In so many different areas, African Americans seem to have been taken for granted by the Democrat party, which has depended on the African American community in their get-out-the-vote efforts.  The recent election shows that Democrats should no longer take the black vote for granted, while at the same time, cracks in the once strong alliance are starting to widen.

Of course, it is also important to point out that just because Blacks decided to withhold support for Democrats, they may not yet be willing to support the GOP in significant numbers.  If the GOP wants to gain the Black vote, they are going to have to earn it by championing job creating prosperity.

Black Americans, like many Americans, were proud of the “post-racial” president, a feat which many of us had not believed would occur in our lifetime.  But, as president, Obama, a man who is clearly bright, articulate and intellectual, has appeared to be excessively anti-business, ignorant of the basic workings of government, inexperienced in the kind of leadership necessary to bring different factions to consensus, and incapable of putting together a team to fill in the gaps of his inexperience.

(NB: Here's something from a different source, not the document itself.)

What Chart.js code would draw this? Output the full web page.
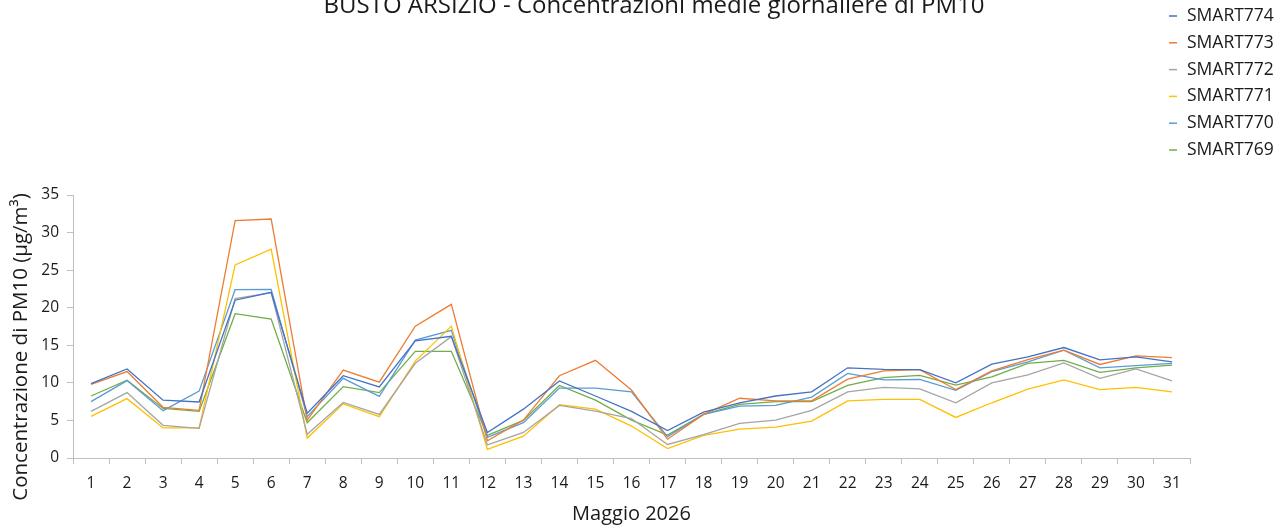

These failures have been disappointing to many Americans, but perhaps most painful to the Black community who may have hoped that the first African American president would turn out to be the stuff that dreams are made of, answering to a higher calling than just the petty politics of partisanship and trying to achieve more for all Americans rather than just focusing on getting himself re-elected.

Disappointment may be too simplistic a term to capture the reason why Black Americans did not turn out in large numbers to vote. It seems ironic that America’s first Black president, in his first two years in office, has done more to disadvantageously affect the Black American community than any other president in the last half century.  No wonder about the turn out.  No wonder at all.